El veterinario me sube a una plataforma plateada y fría y, a medida que va
auscultándome y hablando, a mi mamá se le hacen los ojos más grandes y el
corazón más pequeño hasta el punto de que tiene que respirar hondo varias veces
para contener las lágrimas –huesos rotos, movilidad muy limitada, vida
sedentaria, heridas infectadas, edema, pulgas, parásitos intestinales, etc.,
etc.- En definitiva, lo que mejor tengo son los dientes… Yo estoy muy asustada
y calladita y sólo me muevo para intentar bajarme de ese lugar tan incómodo y
esconderme.
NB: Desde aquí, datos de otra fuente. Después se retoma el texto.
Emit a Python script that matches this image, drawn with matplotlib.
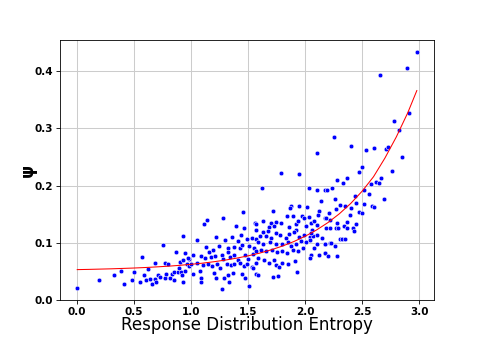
import matplotlib
matplotlib.use("Agg")
import matplotlib.pyplot as plt
import numpy as np

# points (entropy, psi), grouped by region left -> right
entropy = [
    0.00, 0.19, 0.32, 0.38, 0.41, 0.485, 0.50, 0.55, 0.57, 0.59, 0.60, 0.62, 0.635, 0.66,
    0.68, 0.68, 0.69, 0.71, 0.73, 0.75, 0.77, 0.77, 0.78, 0.80, 0.81, 0.83, 0.845, 0.85,
    0.87, 0.88, 0.89, 0.90, 0.91, 0.92, 0.93, 0.93, 0.93, 0.95, 0.95, 0.96, 0.98, 0.98,
    # 1.0 - 1.57
    1.456, 1.28, 1.14, 1.11, 1.56, 1.39, 1.46, 1.05, 1.22, 1.30, 1.36, 1.44, 1.41, 1.49,
    1.53, 1.57, 1.13, 1.19, 1.24, 1.32, 1.38, 1.43, 1.45, 1.51, 1.55, 1.02, 1.09, 1.12,
    1.155, 1.17, 1.21, 1.27, 1.28, 1.32, 1.34, 1.38, 1.41, 1.47, 1.50, 1.54, 0.97, 1.00,
    1.055, 1.105, 1.15, 1.18, 1.23, 1.25, 1.31, 1.35, 1.38, 1.43, 1.46, 1.49, 1.53, 1.57,
    1.02, 1.08, 1.09, 1.085, 1.20, 1.22, 1.29, 1.32, 1.33, 1.27, 1.37, 1.45, 1.47, 1.51,
    1.54, 1.57,
    # 1.57 - 2.17
    2.10, 1.79, 1.95, 1.62, 2.035, 2.10, 2.17, 2.14, 1.88, 1.87, 1.945, 2.015, 1.72, 1.84,
    1.89, 1.97, 1.99, 2.03, 2.125, 2.11, 2.17, 1.57, 1.63, 1.70, 1.745, 1.79, 1.92, 1.94,
    2.05, 2.08, 1.685, 1.73, 1.86, 1.92, 2.01, 2.10, 1.57, 1.60, 1.63, 1.67, 1.66, 1.70,
    1.74, 1.775, 1.83, 1.86, 1.90, 1.95, 1.99, 2.04, 2.07, 2.10, 2.15, 1.59, 1.63, 1.69,
    1.745, 1.80, 1.85, 1.88, 1.92, 1.965, 2.01, 2.04, 2.10, 2.17, 1.57, 1.61, 1.66, 1.71,
    1.75, 1.80, 1.84, 1.89, 1.94, 1.98, 2.05, 2.125, 2.17, 1.585, 1.64, 1.68, 1.73, 1.745,
    1.77, 1.80, 1.85, 1.915, 1.59, 1.72, 1.76, 1.93, 2.08, 2.04, 2.06, 2.05,
    # 2.17 - 2.98
    2.66, 2.78, 2.82, 2.25, 2.40, 2.71, 2.73, 2.53, 2.60, 2.85, 2.50, 2.47, 2.76, 2.28,
    2.37, 2.33, 2.24, 2.19, 2.62, 2.65, 2.67, 2.58, 2.52, 2.56, 2.69, 2.44, 2.26, 2.31,
    2.35, 2.40, 2.45, 2.52, 2.585, 2.60, 2.27, 2.21, 2.18, 2.22, 2.18, 2.22, 2.28, 2.27,
    2.29, 2.34, 2.37, 2.39, 2.37, 2.47, 2.50, 2.42, 2.425, 2.445, 2.31, 2.32, 2.35, 2.17,
    2.22, 2.23, 2.26, 2.17, 2.20, 2.28, 2.98, 2.89, 2.91,
]
psi = [
    0.021, 0.034, 0.043, 0.051, 0.028, 0.034, 0.048, 0.031, 0.075, 0.044, 0.034, 0.054, 0.036, 0.027,
    0.037, 0.065, 0.031, 0.044, 0.040, 0.096, 0.064, 0.038, 0.045, 0.063, 0.039, 0.046, 0.048, 0.034,
    0.084, 0.048, 0.055, 0.066, 0.049, 0.044, 0.032, 0.111, 0.069, 0.082, 0.050, 0.062, 0.072, 0.059,
    0.154, 0.144, 0.139, 0.133, 0.134, 0.130, 0.125, 0.104, 0.110, 0.104, 0.110, 0.113, 0.103, 0.106,
    0.108, 0.106, 0.092, 0.088, 0.094, 0.091, 0.092, 0.091, 0.096, 0.094, 0.090, 0.078, 0.076, 0.073,
    0.084, 0.075, 0.076, 0.079, 0.072, 0.084, 0.075, 0.078, 0.070, 0.079, 0.072, 0.080, 0.073, 0.062,
    0.065, 0.061, 0.063, 0.059, 0.063, 0.056, 0.062, 0.061, 0.063, 0.065, 0.059, 0.062, 0.057, 0.065,
    0.045, 0.051, 0.038, 0.032, 0.047, 0.038, 0.038, 0.043, 0.031, 0.019, 0.047, 0.045, 0.038, 0.025,
    0.056, 0.045,
    0.257, 0.222, 0.220, 0.196, 0.195, 0.193, 0.192, 0.173, 0.165, 0.161, 0.165, 0.162, 0.155, 0.146,
    0.146, 0.147, 0.144, 0.145, 0.155, 0.148, 0.144, 0.133, 0.138, 0.135, 0.137, 0.135, 0.132, 0.138,
    0.135, 0.138, 0.127, 0.129, 0.127, 0.123, 0.129, 0.131, 0.123, 0.111, 0.119, 0.121, 0.111, 0.108,
    0.117, 0.113, 0.108, 0.115, 0.119, 0.110, 0.114, 0.110, 0.111, 0.114, 0.108, 0.101, 0.098, 0.101,
    0.097, 0.098, 0.101, 0.094, 0.098, 0.103, 0.101, 0.104, 0.098, 0.097, 0.085, 0.088, 0.085, 0.088,
    0.084, 0.086, 0.082, 0.088, 0.085, 0.090, 0.079, 0.078, 0.082, 0.073, 0.070, 0.065, 0.070, 0.061,
    0.057, 0.065, 0.063, 0.068, 0.044, 0.040, 0.041, 0.049, 0.090, 0.074, 0.123, 0.117,
    0.393, 0.313, 0.297, 0.284, 0.269, 0.264, 0.268, 0.262, 0.266, 0.250, 0.233, 0.224, 0.225, 0.209,
    0.213, 0.204, 0.196, 0.192, 0.207, 0.204, 0.213, 0.203, 0.193, 0.186, 0.177, 0.182, 0.176, 0.166,
    0.164, 0.161, 0.169, 0.168, 0.165, 0.162, 0.159, 0.152, 0.144, 0.139, 0.126, 0.126, 0.135, 0.126,
    0.125, 0.129, 0.126, 0.148, 0.137, 0.154, 0.152, 0.126, 0.120, 0.132, 0.107, 0.107, 0.106, 0.097,
    0.100, 0.099, 0.094, 0.082, 0.076, 0.076, 0.433, 0.406, 0.327,
]

# fitted curve
fit_x = [0.0, 0.1, 0.2, 0.3, 0.4, 0.5, 0.6, 0.7, 0.8, 0.9, 1.0, 1.1, 1.2, 1.3, 1.4, 1.5,
         1.6, 1.7, 1.8, 1.9, 2.0, 2.1, 2.2, 2.3, 2.4, 2.5, 2.6, 2.7, 2.8, 2.9, 2.98]
fit_y = [0.0530, 0.0534, 0.0539, 0.0544, 0.0551, 0.0558, 0.0567, 0.0578, 0.0590, 0.0605,
         0.0623, 0.0643, 0.0668, 0.0697, 0.0731, 0.0771, 0.0818, 0.0875, 0.0941, 0.1020,
         0.1113, 0.1223, 0.1352, 0.1506, 0.1687, 0.1901, 0.2154, 0.2480, 0.2850, 0.3270,
         0.3660]

fig, ax = plt.subplots(figsize=(482 / 75, 337 / 75), dpi=75)
ax.scatter(entropy, psi, s=20, color='blue', edgecolors='white', linewidths=0.5, zorder=2)
ax.plot(fit_x, fit_y, color='red', lw=1, zorder=3)

ax.set_ylim(bottom=0)
ax.grid(True, color='#cccccc', lw=1)
ax.set_axisbelow(True)
ax.set_xlabel('Response Distribution Entropy', fontsize=16, labelpad=-1)
ax.set_ylabel('ψ', fontsize=16, fontweight='bold', labelpad=-2)
for lab in ax.get_xticklabels() + ax.get_yticklabels():
    lab.set_fontweight('bold')
    lab.set_fontsize(10)

fig.savefig('out.png', dpi=75)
El señor le insinúa claramente que cualquiera entendería que no
quisiera hacerse cargo de un animal en esas condiciones, abriéndole la puerta a
salir de esa situación tan rápido como entró… La idea cruza por su cerebro unos
segundos y a continuación se desprende de ella, pese a que no sea ni práctico
ni racional con base en lo que está oyendo, y decide que va a intentar sacarme adelante
confiando en que a base de cariño, ejercicio, instinto de supervivencia y buena
alimentación mis problemas de movilidad van poco menos que a desaparecer. Y
entonces dan el primer paso hacia mi “oficialización” dejando constancia de mi
existencia y mi vínculo con la chica a la que conozco desde apenas unas horas
en mi primera ficha veterinaria:
Nombre del paciente: Linda
Raza: Criolla
Nombre del propietario: YF (qué sensación para las dos, que habíamos
llevado una vida tan libre hasta ahora… Ella pasando a ser “propietaria” y, por
tanto, responsable, de un ser vivo en cuestión de segundos, cosa con la que
había fantaseado de cuando en cuando sin haber querido dar el paso; y yo que
ahora me tengo que adaptar a un entorno nuevo y a unas normas pero que también
voy a tener un hogar y una familia).
Nos vamos para la casa cargadas de remedios para regresar inmediatamente ya
que el pavor a bañarme –situación a la que no me había enfrentado nunca en mi
gasolinera natal- es superior a mi timidez y a mis dolores y la novata de mi
mamá se siente incapaz de lavar a un animal que se revuelve y aúlla de esa
forma. Me sacan kilos de mugre de encima hasta el punto de que cuando mi mamá regresa
a buscarme he pasado de ser gris a tener un color dorado precioso –de manera
que tienen que modificar los datos identificativos de mi ficha- y sólo repara
en mí al reconocer mi inconfundible y particular “tumbao” al caminar.